GIVEN EXERCISE »
Stop at the line containing "color(18bp)=(gDark); color(55bp)=(gLight); color(86bp)=(gLight);": repeat exactly every line of the entries below from the first up to it, plus that line, with pictures omitted.

---*---

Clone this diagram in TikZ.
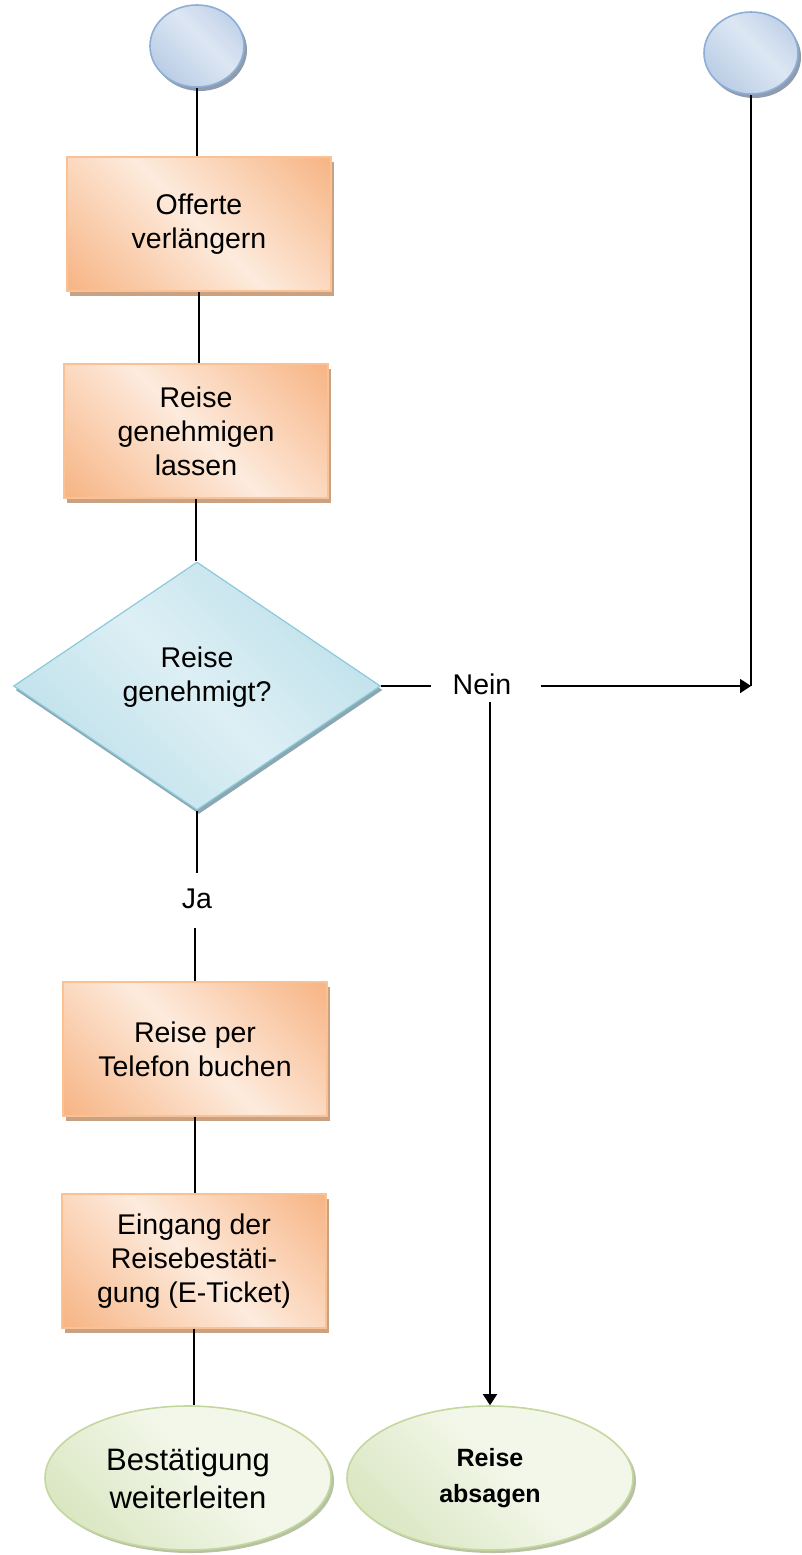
\documentclass[tikz,border=0pt]{standalone}
\usepackage{fontspec}
\setmainfont{Liberation Sans}
\usetikzlibrary{shapes.geometric,shadows,arrows.meta,calc}

% process boxes (orange)
\definecolor{oDark}{HTML}{F7B687}
\definecolor{oLight}{HTML}{FDEBDD}
\definecolor{oLine}{HTML}{F9C194}
\definecolor{oShadow}{HTML}{C9A183}
% decision (blue-green)
\definecolor{dDark}{HTML}{B3DBE6}
\definecolor{dLight}{HTML}{DDEFF5}
\definecolor{dLine}{HTML}{8CCADA}
\definecolor{dShadow}{HTML}{8BA7B2}
% connectors (blue circles)
\definecolor{cDark}{HTML}{B5C9E3}
\definecolor{cLight}{HTML}{DDE7F3}
\definecolor{cLine}{HTML}{8DAED7}
\definecolor{cShadow}{HTML}{8F9CAD}
% terminals (green)
\definecolor{gDark}{HTML}{D6E3BB}
\definecolor{gLight}{HTML}{F3F7EA}
\definecolor{gLine}{HTML}{C4D79D}
\definecolor{gShadow}{HTML}{B7C1A4}

\pgfdeclareverticalshading{oband}{100bp}{color(0bp)=(oDark); color(16bp)=(oDark); color(50bp)=(oLight); color(84bp)=(oDark); color(100bp)=(oDark)}
\pgfdeclareverticalshading{dband}{100bp}{color(0bp)=(dDark); color(16bp)=(dDark); color(50bp)=(dLight); color(84bp)=(dDark); color(100bp)=(dDark)}
\pgfdeclareverticalshading{cband}{100bp}{color(0bp)=(cDark); color(20bp)=(cDark); color(55bp)=(cLight); color(84bp)=(cDark); color(100bp)=(cDark)}
\pgfdeclareverticalshading{gband}{100bp}{color(0bp)=(gDark); color(18bp)=(gDark); color(55bp)=(gLight); color(86bp)=(gLight); color(100bp)=(gDark)}

\begin{document}
\begin{tikzpicture}[x=1pt,y=-1pt,
  conn/.style={line width=1.8pt, draw=black},
  arr/.style={conn, -{Triangle[length=11pt,width=14pt]}},
  body/.style={font=\fontsize{28.5}{34}\selectfont, align=center, inner sep=0pt},
  lbl/.style={font=\fontsize{28.5}{34}\selectfont, inner sep=0pt},
  stepbox/.style={body, rectangle, minimum width=264pt, minimum height=134pt,
    draw=oLine, line width=1.2pt, shade, shading=oband, shading angle=-45,
    drop shadow={shadow xshift=3pt, shadow yshift=-5pt, fill=oShadow, opacity=1}},
  decide/.style={body, diamond, aspect=1.48, minimum width=367pt, minimum height=248pt,
    draw=dLine, line width=1.2pt, shade, shading=dband, shading angle=-45,
    drop shadow={shadow xshift=2pt, shadow yshift=-4pt, fill=dShadow, opacity=1}},
  startc/.style={ellipse, minimum width=94pt, minimum height=82pt, inner sep=0pt,
    draw=cLine, line width=1.6pt, shade, shading=cband, shading angle=-45,
    drop shadow={shadow xshift=3pt, shadow yshift=-4pt, fill=cShadow, opacity=1}},
  endc/.style={ellipse, minimum width=286pt, minimum height=144pt, inner sep=0pt,
    align=center, font=\fontsize{31}{38}\selectfont,
    draw=gLine, line width=1.6pt, shade, shading=gband, shading angle=-45,
    drop shadow={shadow xshift=3pt, shadow yshift=-3pt, fill=gShadow, opacity=1}},
  endbold/.style={font=\fontsize{25}{36}\selectfont\bfseries}
]
\useasboundingbox (0,0) rectangle (802,1555);

% shapes
\node[startc] (c1) at (197,46) {};
\node[startc] (c2) at (751,53) {};
\node[stepbox] (b1) at (199,224) {Offerte\\verlängern};
\node[stepbox] (b2) at (196,431) {Reise\\genehmigen\\lassen};
\node[decide, text depth=24pt] (d) at (197,686) {Reise\\genehmigt?};
\node[lbl] (nein) at (482,684) {Nein};
\node[lbl] (ja) at (197,899) {Ja};
\node[stepbox] (b3) at (195,1049) {Reise per\\Telefon buchen};
\node[stepbox] (b4) at (194,1261) {Eingang der\\Reisebestäti-\\gung (E-Ticket)};
\node[endc] (e1) at (188,1478) {Bestätigung\\weiterleiten};
\node[endc, endbold] (e2) at (490,1478) {Reise\\absagen};

\coordinate (j) at (c2.south |- d.east);

% connectors
\draw[conn] (c1.south) -- (c1.south |- b1.north);
\draw[conn] (b1.south) -- (b1.south |- b2.north);
\draw[conn] (b2.south) -- (b2.south |- d.north);
\draw[conn] (d.east) -- ($(d.east -| nein.west)+(-21,0)$);
\draw[arr] ($(nein.east |- d.east)+(29,0)$) -- (j);
\draw[conn] (c2.south) -- (j);
\draw[arr] ($(nein.south -| e2.north)+(0,7)$) -- (e2.north);
\draw[conn] (d.south) -- ($(d.south |- ja.north)+(0,-16)$);
\draw[conn] ($(ja.south -| b3.north)+(0,19)$) -- (b3.north);
\draw[conn] (b3.south) -- (b3.south |- b4.north);
\draw[conn] (b4.south) -- (b4.south |- e1.north);
\end{tikzpicture}
\end{document}
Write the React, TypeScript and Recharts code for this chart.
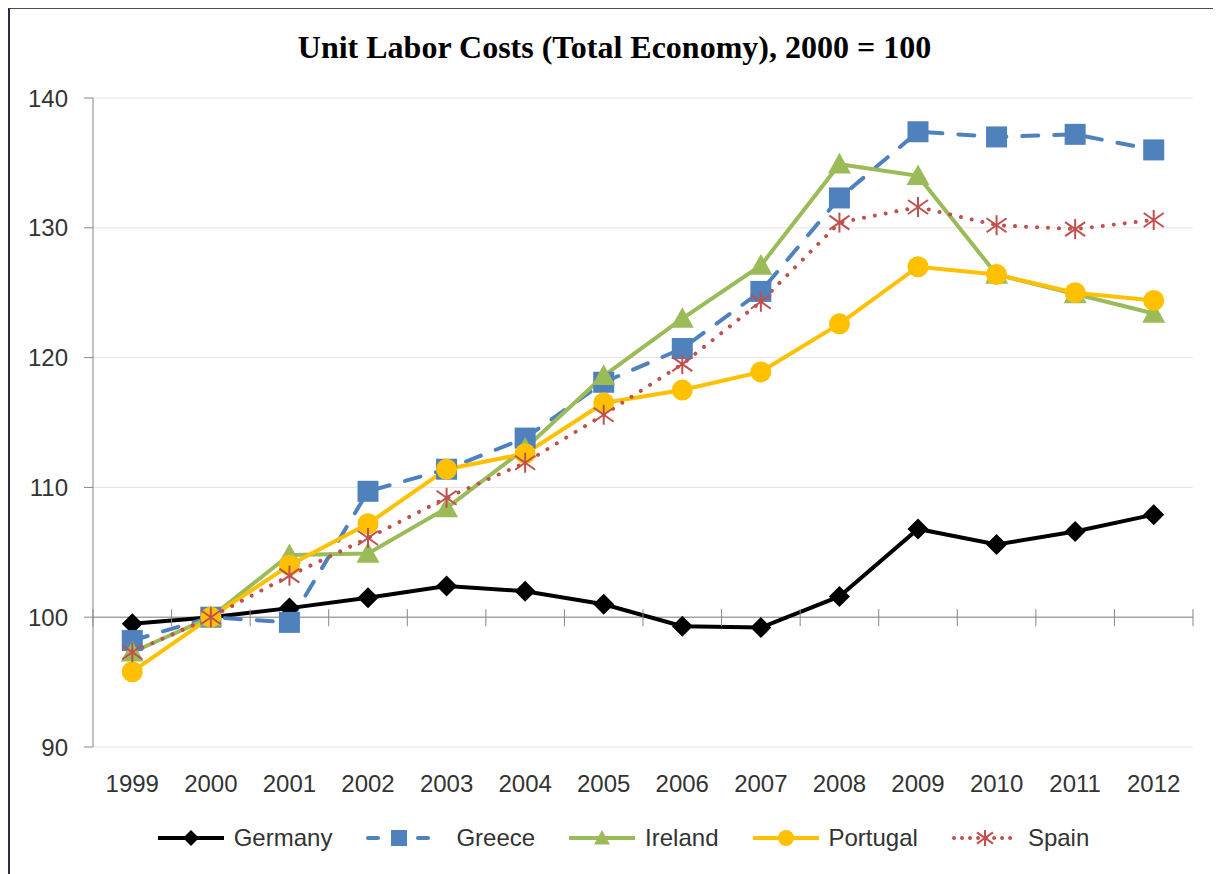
import { CartesianGrid, Legend, Line, LineChart, ReferenceLine, XAxis, YAxis } from "recharts"

const years = ["1999", "2000", "2001", "2002", "2003", "2004", "2005", "2006", "2007", "2008", "2009", "2010", "2011", "2012"]
const germany = [99.5, 100, 100.7, 101.5, 102.4, 102.0, 101.0, 99.3, 99.2, 101.6, 106.8, 105.6, 106.6, 107.9]
const greece = [98.2, 100, 99.6, 109.7, 111.4, 113.8, 118.1, 120.7, 125.1, 132.3, 137.4, 137.0, 137.2, 136.0]
const ireland = [97.3, 100, 104.8, 104.9, 108.4, 113.0, 118.6, 123.0, 127.1, 134.9, 134.0, 126.4, 124.9, 123.4]
const portugal = [95.8, 100, 104.0, 107.2, 111.4, 112.6, 116.5, 117.5, 118.9, 122.6, 127.0, 126.4, 125.0, 124.4]
const spain = [97.3, 100, 103.2, 106.1, 109.2, 111.9, 115.6, 119.5, 124.3, 130.4, 131.6, 130.2, 129.9, 130.6]
const yTicks = [90, 100, 110, 120, 130, 140]

const data = years.map((year, i) => ({
  year,
  Germany: germany[i],
  Greece: greece[i],
  Ireland: ireland[i],
  Portugal: portugal[i],
  Spain: spain[i],
}))

// layout of the plot area inside the svg
const W = 1213
const H = 866
const PLOT_LEFT = 85
const PLOT_TOP = 90
const PLOT_W = 1100
const PLOT_H = 649
const Y_MIN = 90
const Y_MAX = 140
const AXIS_GRAY = "#868686"
const TEXT = "#333333"
const FONT = "'Liberation Sans', Arial, sans-serif"

const y100 = PLOT_TOP + (PLOT_H * (Y_MAX - 100)) / (Y_MAX - Y_MIN)
const band = PLOT_W / years.length

const Diamond = ({ cx, cy, r = 10.5, fill = "#000" }: any) => (
  <polygon points={`${cx},${cy - r} ${cx + r},${cy} ${cx},${cy + r} ${cx - r},${cy}`} fill={fill} />
)
const Square = ({ cx, cy, r = 10.5, fill = "#4f81bd" }: any) => (
  <rect x={cx - r} y={cy - r} width={r * 2} height={r * 2} fill={fill} />
)
const Triangle = ({ cx, cy, r = 11.5, fill = "#9bbb59" }: any) => (
  <polygon points={`${cx},${cy - r} ${cx + r},${cy + r * 0.8} ${cx - r},${cy + r * 0.8}`} fill={fill} />
)
const Circle = ({ cx, cy, r = 10.5, fill = "#ffc000" }: any) => <circle cx={cx} cy={cy} r={r} fill={fill} />
const Star = ({ cx, cy, r = 10, stroke = "#c0504d" }: any) => (
  <g stroke={stroke} strokeWidth={2}>
    <line x1={cx - r} y1={cy - r * 0.7} x2={cx + r} y2={cy + r * 0.7} />
    <line x1={cx - r} y1={cy + r * 0.7} x2={cx + r} y2={cy - r * 0.7} />
    <line x1={cx} y1={cy - r} x2={cx} y2={cy + r} />
  </g>
)

const series = [
  { key: "Germany", color: "#000000", dash: undefined, marker: Diamond },
  { key: "Greece", color: "#4f81bd", dash: "16 16", marker: Square },
  { key: "Ireland", color: "#9bbb59", dash: undefined, marker: Triangle },
  { key: "Portugal", color: "#ffc000", dash: undefined, marker: Circle },
  { key: "Spain", color: "#c0504d", dash: "0.01 11", marker: Star },
]

const XTick = (props: any) => {
  const { x, y, payload, index } = props
  return (
    <g>
      <line x1={x - band / 2} y1={y100 - 8} x2={x - band / 2} y2={y100 + 9} stroke={AXIS_GRAY} />
      {index === years.length - 1 && (
        <line x1={x + band / 2} y1={y100 - 8} x2={x + band / 2} y2={y100 + 9} stroke={AXIS_GRAY} />
      )}
      <text x={x} y={y + 45} textAnchor="middle" fontSize={24} fontFamily={FONT} fill={TEXT}>
        {payload.value}
      </text>
    </g>
  )
}

const LegendContent = () => (
  <div
    style={{
      display: "flex",
      justifyContent: "center",
      alignItems: "center",
      gap: 32,
      marginLeft: 44,
      fontFamily: FONT,
      fontSize: 24,
      color: TEXT,
    }}
  >
    {series.map((s) => {
      const M = s.marker
      return (
        <div key={s.key} style={{ display: "flex", alignItems: "center", gap: 8 }}>
          <svg width={70} height={24}>
            <line
              x1={s.dash ? 4 : 2}
              y1={12}
              x2={s.dash ? 66 : 68}
              y2={12}
              stroke={s.color}
              strokeWidth={4}
              strokeDasharray={s.dash ? (s.key === "Greece" ? "10 40" : "0.01 8") : undefined}
              strokeLinecap={s.dash ? "round" : "butt"}
            />
            <M cx={35} cy={12} r={8} />
          </svg>
          <span style={{ paddingLeft: s.key === "Greece" ? 14 : 0 }}>{s.key}</span>
        </div>
      )
    })}
  </div>
)

export default function App() {
  return (
    <div style={{ position: "relative", width: W, height: H }}>
      <div
        style={{
          position: "absolute",
          top: -1,
          left: 0,
          width: W + 20,
          height: H + 20,
          borderTop: "2px solid #4a4a66",
          borderLeft: "2px solid #2c2c48",
          pointerEvents: "none",
        }}
      />
      <div
        style={{
          position: "absolute",
          top: 23,
          left: 0,
          width: W,
          textAlign: "center",
          fontFamily: "'Liberation Serif', 'Times New Roman', serif",
          fontWeight: "bold",
          fontSize: 32,
          lineHeight: "32px",
          color: "#000",
        }}
      >
        Unit Labor Costs (Total Economy), 2000 = 100
      </div>
      <LineChart width={W} height={H} data={data} margin={{ top: PLOT_TOP, right: W - PLOT_LEFT - PLOT_W, bottom: 10, left: 0 }}>
        <CartesianGrid vertical={false} stroke="#e4e4e4" />
        <XAxis
          dataKey="year"
          height={77}
          axisLine={false}
          tickLine={false}
          tickSize={0}
          tickMargin={0}
          tick={<XTick />}
          interval={0}
          padding={{ left: band / 2, right: band / 2 }}
        />
        <YAxis
          width={PLOT_LEFT}
          domain={[Y_MIN, Y_MAX]}
          ticks={yTicks}
          axisLine={{ stroke: AXIS_GRAY }}
          tickLine={{ stroke: AXIS_GRAY }}
          tickSize={9}
          tickMargin={16}
          tick={{ fontSize: 24, fontFamily: FONT, fill: TEXT }}
        />
        <ReferenceLine y={100} stroke={AXIS_GRAY} />
        {series.map((s) => {
          const M = s.marker
          return (
            <Line
              key={s.key}
              dataKey={s.key}
              stroke={s.color}
              strokeWidth={4}
              strokeDasharray={s.dash}
              strokeLinecap={s.dash ? "round" : "butt"}
              dot={(p: any) => <M key={`${s.key}-${p.index}`} cx={p.cx} cy={p.cy} />}
              activeDot={false}
              isAnimationActive={false}
            />
          )
        })}
        <Legend verticalAlign="bottom" height={40} content={<LegendContent />} />
      </LineChart>
    </div>
  )
}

---*---

IN RESPONSE »
Clone this diagram in TikZ.
\documentclass[tikz,border=0pt]{standalone}
\usepackage{fontspec}
\setmainfont{Liberation Sans}
\usetikzlibrary{shapes.geometric,shadows,arrows.meta,calc}

% process boxes (orange)
\definecolor{oDark}{HTML}{F7B687}
\definecolor{oLight}{HTML}{FDEBDD}
\definecolor{oLine}{HTML}{F9C194}
\definecolor{oShadow}{HTML}{C9A183}
% decision (blue-green)
\definecolor{dDark}{HTML}{B3DBE6}
\definecolor{dLight}{HTML}{DDEFF5}
\definecolor{dLine}{HTML}{8CCADA}
\definecolor{dShadow}{HTML}{8BA7B2}
% connectors (blue circles)
\definecolor{cDark}{HTML}{B5C9E3}
\definecolor{cLight}{HTML}{DDE7F3}
\definecolor{cLine}{HTML}{8DAED7}
\definecolor{cShadow}{HTML}{8F9CAD}
% terminals (green)
\definecolor{gDark}{HTML}{D6E3BB}
\definecolor{gLight}{HTML}{F3F7EA}
\definecolor{gLine}{HTML}{C4D79D}
\definecolor{gShadow}{HTML}{B7C1A4}

\pgfdeclareverticalshading{oband}{100bp}{color(0bp)=(oDark); color(16bp)=(oDark); color(50bp)=(oLight); color(84bp)=(oDark); color(100bp)=(oDark)}
\pgfdeclareverticalshading{dband}{100bp}{color(0bp)=(dDark); color(16bp)=(dDark); color(50bp)=(dLight); color(84bp)=(dDark); color(100bp)=(dDark)}
\pgfdeclareverticalshading{cband}{100bp}{color(0bp)=(cDark); color(20bp)=(cDark); color(55bp)=(cLight); color(84bp)=(cDark); color(100bp)=(cDark)}
\pgfdeclareverticalshading{gband}{100bp}{color(0bp)=(gDark); color(18bp)=(gDark); color(55bp)=(gLight); color(86bp)=(gLight); color(100bp)=(gDark)}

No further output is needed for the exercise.